Health experts say the hype surrounding the product may be unfounded

Photo (c) bhofack2 - Getty Images
Sales of coconut oil have soared in recent years, driven by claims that the product can help with weight loss and brain function. Now, one Harvard professor says the numerous health claims surrounding the so-called superfood are unsubstantiated.

In a 50-minute lecture delivered in German and translated by Business Insider, Karin Michels of the Harvard T.H. Chan School of Public Health called coconut oil “pure poison.”

“It is one of the worst foods you can eat,” she said in a lecture titled “Coconut Oil and Other Nutritional Errors,” which has racked up almost a million views on YouTube.

Michels said the popular product poses a bigger heart health risk than lard due to the fact that it’s comprised almost entirely of saturated fatty acids, which can block arteries. Additionally, nutrition experts say there is little scientific evidence to support claims that coconut oil has health benefits.

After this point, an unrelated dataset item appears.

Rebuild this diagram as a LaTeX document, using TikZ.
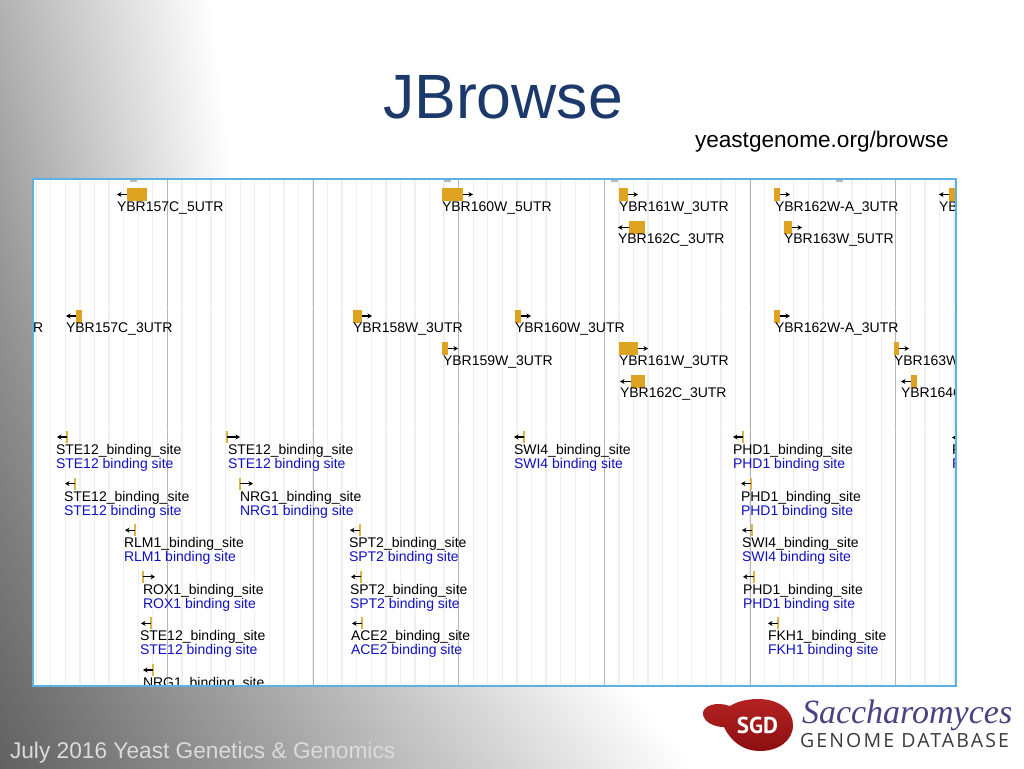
\documentclass[tikz,border=0pt]{standalone}
\usepackage{fontspec}
\setmainfont{Liberation Sans}
\newfontfamily\logoserif{Liberation Serif}
\newfontfamily\logosans{Open Sans}
\newfontfamily\logobadge{PT Sans}
\usepackage{tikz}
\usepackage{xcolor}
\usetikzlibrary{arrows.meta}
\definecolor{titleblue}{HTML}{1B3A6B}
\definecolor{panelblue}{HTML}{5FB0E2}
\definecolor{utrgold}{HTML}{DFA322}
\definecolor{ticktan}{HTML}{DDB544}
\definecolor{siteblue}{HTML}{1010C4}
\definecolor{gridminor}{HTML}{F0F0F0}
\definecolor{gridmajor}{HTML}{B6B6B6}
\definecolor{scalemark}{HTML}{B4BAC2}
\definecolor{sgdpurple}{HTML}{4B4183}
\definecolor{sgdgrey}{HTML}{3C3C3C}
\definecolor{sgdredhi}{HTML}{B32222}
\definecolor{sgdredlo}{HTML}{8C0F12}
\tikzset{x=1pt,y=-1pt,
    every node/.style={inner sep=0pt,outer sep=0pt},
    lbl/.style={anchor=base west,font=\fontsize{14}{14}\selectfont,text=black},
    sitelbl/.style={lbl,text=siteblue},
    utrbox/.style={draw=none,fill=utrgold,anchor=north west,minimum height=13pt},
    strand/.style={draw=black,line width=1.1pt,-{Stealth[length=4.5pt,width=5pt]}},
    sitetick/.style={draw=ticktan,line width=1.1pt},
    minorline/.style={draw=gridminor,line width=1.3pt},
    majorline/.style={draw=gridmajor,line width=1pt}}

% #1 name, #2 box x, #3 box width, #4 box top, #5 arrow end x, #6 label x, #7 baseline, #8 text
\newcommand{\utrleft}[8]{
    \node[utrbox,minimum width=#3pt] (#1) at (#2,#4) {};
    \coordinate (#1e) at (#5,#4+6.5);
    \draw[strand] (#1.west) -- (#1e);
    \node[lbl] (#1l) at (#6,#7) {#8};
}
\newcommand{\utrright}[8]{
    \node[utrbox,minimum width=#3pt] (#1) at (#2,#4) {};
    \coordinate (#1e) at (#5,#4+6.5);
    \draw[strand] (#1.east) -- (#1e);
    \node[lbl] (#1l) at (#6,#7) {#8};
}
% #1 name, #2 tick x, #3 arrow end x, #4 label x, #5 baseline, #6 factor
\newcommand{\sitetop}[6]{
    \coordinate (#1t) at (#2,#5-23.5);
    \coordinate (#1b) at (#2,#5-11.5);
    \coordinate (#1m) at (#2,#5-17.5);
    \coordinate (#1e) at (#3,#5-17.5);
    \draw[sitetick] (#1t) -- (#1b);
    \draw[strand] (#1m) -- (#1e);
    \node[lbl] (#1l) at (#4,#5) {#6\_binding\_site};
}
\newcommand{\site}[6]{
    \sitetop{#1}{#2}{#3}{#4}{#5}{#6}
    \node[sitelbl] (#1s) at (#4,#5+14) {#6 binding site};
}

\begin{document}
\begin{tikzpicture}
\useasboundingbox (0,0) rectangle (1024,768);
\fill[white] (0,0) rectangle (1024,768);

% slide background
\foreach \r in {0,4,...,764}{
    \pgfmathsetmacro{\g}{0.70-0.32*\r/768}
    \pgfmathsetmacro{\w}{min(695,\r<190 ? 212+0.12*\r : 235+0.8*(\r-190))}
    \definecolor{bgc}{gray}{\g}
    \shade[left color=bgc,right color=white] (0,\r) rectangle (\w,\r+5);
}

\node[anchor=base west,text=titleblue,font=\fontsize{62.6}{62.6}\selectfont] (title) at (383,118) {JBrowse};
\node[anchor=base west,font=\fontsize{22.6}{22.6}\selectfont] (url) at (695,147) {yeastgenome.org/browse};
\node[anchor=base west,text=white!86!black,font=\fontsize{22.7}{22.7}\selectfont] (footer) at (10,758) {July 2016 Yeast Genetics \& Genomics};

% browser panel
\fill[white] (33,179) rectangle (956,686);
\begin{scope}
\clip (33,179) rectangle (956,686);
\foreach \k in {-9,...,54}{
    \draw[minorline] (167.3+14.57*\k,179) -- (167.3+14.57*\k,686);
}
\foreach \k in {0,...,5}{
    \draw[majorline] (167.3+145.7*\k,179) -- (167.3+145.7*\k,686);
}
\draw[white,opacity=0.5,line width=1pt] (33,308) -- (956,308);
\draw[white,opacity=0.5,line width=1pt] (33,430) -- (956,430);
\foreach \m in {133.5,447,614.5,839.5}{
    \fill[scalemark] (\m-3.5,179) rectangle (\m+3.5,181.5);
}

% 5' and 3' UTR track
\utrleft{aa}{127}{20}{188}{117}{117}{211.7}{YBR157C\_5UTR}
\utrright{ab}{442}{21}{188}{473}{442}{211.7}{YBR160W\_5UTR}
\utrright{ac}{619}{9}{188}{638}{619}{211.7}{YBR161W\_3UTR}
\utrright{ad}{774}{6}{188}{790}{775}{211.7}{YBR162W-A\_3UTR}
\utrleft{ae}{949}{8}{188}{939}{939}{211.7}{YB}
\utrleft{af}{629}{16}{221}{618}{618}{243.5}{YBR162C\_3UTR}
\utrright{ag}{784}{8}{221}{802}{784}{243.5}{YBR163W\_5UTR}

% 3' UTR track
\node[lbl] (ba) at (33,332.7) {R};
\utrleft{bb}{76}{6}{309.5}{66}{66}{332.7}{YBR157C\_3UTR}
\utrright{bc}{353}{9}{309.5}{372}{353}{332.7}{YBR158W\_3UTR}
\utrright{bd}{515}{6}{309.5}{531}{515}{332.7}{YBR160W\_3UTR}
\utrright{be}{774}{6}{309.5}{790}{775}{332.7}{YBR162W-A\_3UTR}
\utrright{bf}{442}{6}{342}{458}{443}{365}{YBR159W\_3UTR}
\utrright{bg}{619}{19}{342}{648}{619}{365}{YBR161W\_3UTR}
\utrright{bh}{894}{5}{342}{909}{894}{365}{YBR163W}
\utrleft{bi}{631}{14}{375}{620}{620}{397.7}{YBR162C\_3UTR}
\utrleft{bj}{911}{6}{375}{901}{901}{397.7}{YBR164C}

% binding site track
\site{ca}{67}{57}{56}{454.5}{STE12}
\site{cb}{75}{65}{64}{501.1}{STE12}
\site{cc}{135}{125}{124}{547.7}{RLM1}
\site{cd}{143}{155}{143}{594.3}{ROX1}
\site{ce}{151}{141}{140}{640.9}{STE12}
\sitetop{cf}{153}{143}{143}{687.5}{NRG1}
\site{da}{227}{240}{228}{454.5}{STE12}
\site{db}{240}{253}{240}{501.1}{NRG1}
\site{dc}{360}{350}{349}{547.7}{SPT2}
\site{dd}{361}{351}{350}{594.3}{SPT2}
\site{de}{362}{352}{351}{640.9}{ACE2}
\site{ea}{524}{514}{514}{454.5}{SWI4}
\site{fa}{743}{733}{733}{454.5}{PHD1}
\site{fb}{751}{741}{741}{501.1}{PHD1}
\site{fc}{752}{742}{742}{547.7}{SWI4}
\site{fd}{754}{743}{743}{594.3}{PHD1}
\site{fe}{778}{768}{768}{640.9}{FKH1}
\coordinate (gat) at (962,437.5);
\coordinate (gae) at (952,437.5);
\draw[strand] (gat) -- (gae);
\node[lbl] (gal) at (952,454.5) {P};
\node[sitelbl] (gas) at (952,468.5) {P};
\end{scope}
\draw[panelblue,line width=1.2pt] (33,179) rectangle (956,686);

% SGD logo
\shade[top color=sgdredhi,bottom color=sgdredlo] (703,713)
    .. controls (703,706) and (716,701) .. (730,706)
    .. controls (738,701) and (748,699) .. (758,699)
    .. controls (780,699) and (793,711) .. (793,725)
    .. controls (793,741) and (778,751) .. (760,751)
    .. controls (742,751) and (730,740) .. (724,727)
    .. controls (714,727) and (703,722) .. (703,713) -- cycle;
\node[text=white,font=\logobadge\bfseries\fontsize{23}{23}\selectfont] (sgd) at (757.5,725) {SGD};
\node[anchor=base west,text=sgdpurple,font=\logoserif\itshape\fontsize{34}{34}\selectfont] (sacch) at (802,723) {Saccharomyces};
\node[anchor=base west,text=sgdgrey,font=\logosans\addfontfeature{LetterSpace=11}\fontsize{19.5}{19.5}\selectfont] (gdb) at (800,747) {GENOME DATABASE};
\end{tikzpicture}
\end{document}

“There’s virtually no data to support the hype,” Alice Lichtenstein, a Tufts University professor of nutrition science and policy who is also vice chair of the federal government’s dietary guidelines advisory committee, told The New York Times.

Can raise bad cholesterol

While coconut oil isn’t “poison” in a literal sense, a study conducted in 2017 by the American Heart Association (AHA) data found that more than 80 percent of the fat in coconut oil is saturated. For comparison, butter is 63 percent saturated fat and pork lard is 39 percent.

“Because coconut oil increases LDL cholesterol, a cause of CVD (cardiovascular disease), and has no known offsetting favorable effects, we advise against the use of coconut oil,” the AHA said in an advisory last year.

The organization recommends consuming no more than six percent of saturated fat as part of total caloric intake each day.

Healthier cooking oils

Health experts say flaxseed oil and grapeseed oil are good alternatives to coconut oil since they are comprised of a significant amount of unsaturated fatty acids. Soybean, sunflower, and corn oil are also better for cholesterol levels than coconut oil.

“What we do know is that replacing saturated fats with unsaturated fats like vegetable oil, olive oil and sunflower oil, and their spreads, has been shown as an effective way to help reduce LDL cholesterol levels, so this would be a healthier choice,” Victoria Taylor, a senior dietician at the British Heart Foundation, told The Guardian.

“For the time being, if you like the taste of coconut oil, then, as with butter, it’s fine to use it every now and then. However, it’s best to restrict yourself to small amounts and use unsaturated oils as an everyday choice instead,” Taylor said.